29.10.2024 – News – Berliner Zeitung – Michael Maier / Die Zeit — – Details
Julija Nawalnaja
Julija Nawalnaja sagt, die Menschen in Russland unterstützen den Ukrainekrieg nicht. Sie äußert sich zurückhaltend zu Waffenlieferungen des Westens.

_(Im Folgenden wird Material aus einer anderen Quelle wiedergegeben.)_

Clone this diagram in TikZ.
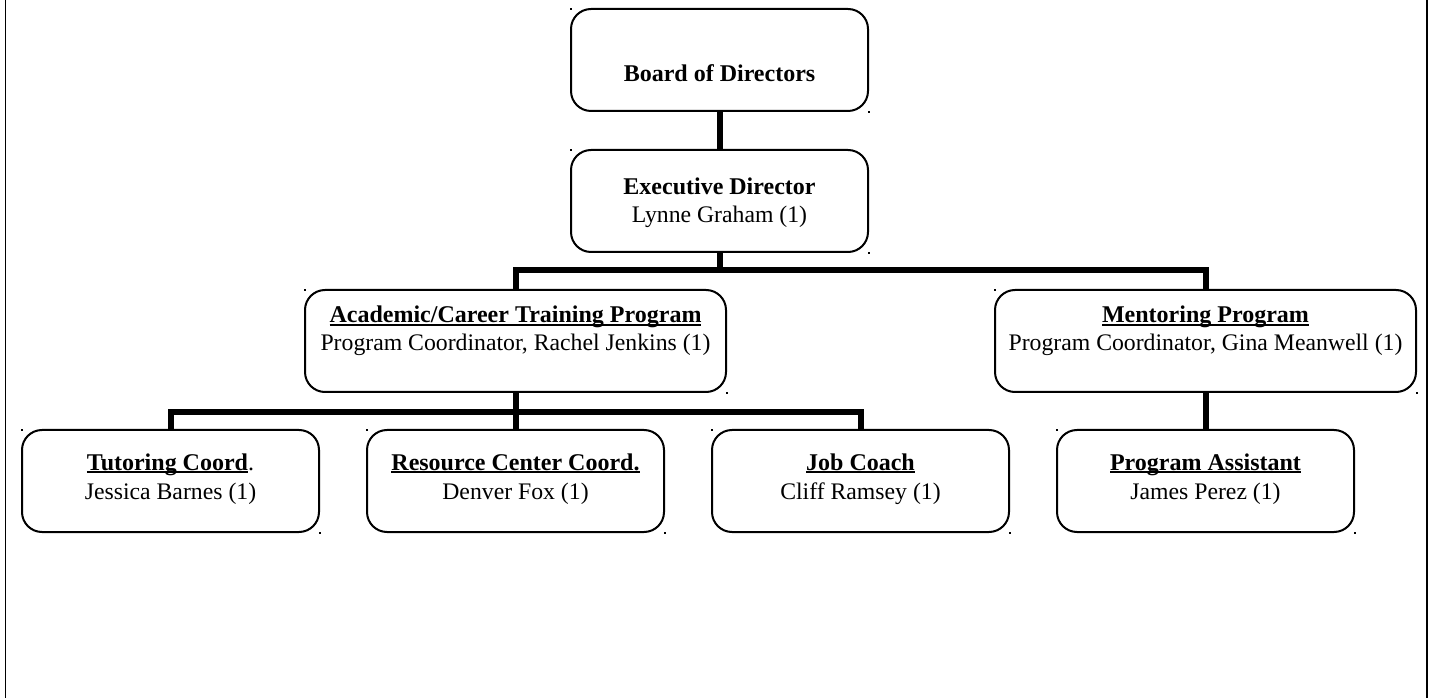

Das jüngste Interview der Witwe des kürzlich unter mysteriösen Umständen zu Tode gekommenen Kremlkritikers Alexej Nawalny sorgt für Aufsehen. Ihr Gespräch mit der Hamburger Wochenzeitung Die Zeit brachte Julija Nawalnaja scharfe Kritik ein. Der CDU-Außenpolitiker Roderich Kiesewetter schrieb auf X: «Was prädestiniert Frau Nawalnaja, über Fragen der ukrainischen Selbstverteidigung zu urteilen? Es ist nicht nur Putins Krieg, sondern offensichtlich Russlands Krieg. Anstatt das legitime Selbstverteidigungsrecht der Ukraine zu bestärken, wirkt sie mit solchen Aussagen eher als Anwältin imperialer russischer Ansprüche.» Der Bild-Zeitung sagte Kiesewetter, Nawalnaja habe «offensichtlich auch kein Verständnis für das legitime Selbstverteidigungsrecht der Ukraine, das auch die militärische Offensive der Ukraine auf russischem Gebiet eindeutig ermöglicht und unterstützt». Nawalnaja sei «kein glaubwürdiger Ansprechpartner für eine verantwortungsbewusste Politik im Rahmen des internationalen Völkerrechts», betonte Kiesewetter. Die Bild zitiert andere Kritiker, die auf X geschrieben hätten: «Nawalnaja sagt offenbar gezielt nichts zur Ukraine, um den Support der Nationalisten in Russland zu behalten.» Bei den Themen Imperium, Angriffskrieg, Kriegsverbrechen oder internationales Tribunal werde Nawalnaja «stets sehr schmallippig». Der Historiker Ilko-Sascha Kowalczuk schrieb auf X, die Zeit habe Nawalnaja «gewähren» lassen. Es gehe «allein um Macht»: «Das Interview zeigt eine russische Oppositionelle, die wenig Anlass für Hoffnung bietet.»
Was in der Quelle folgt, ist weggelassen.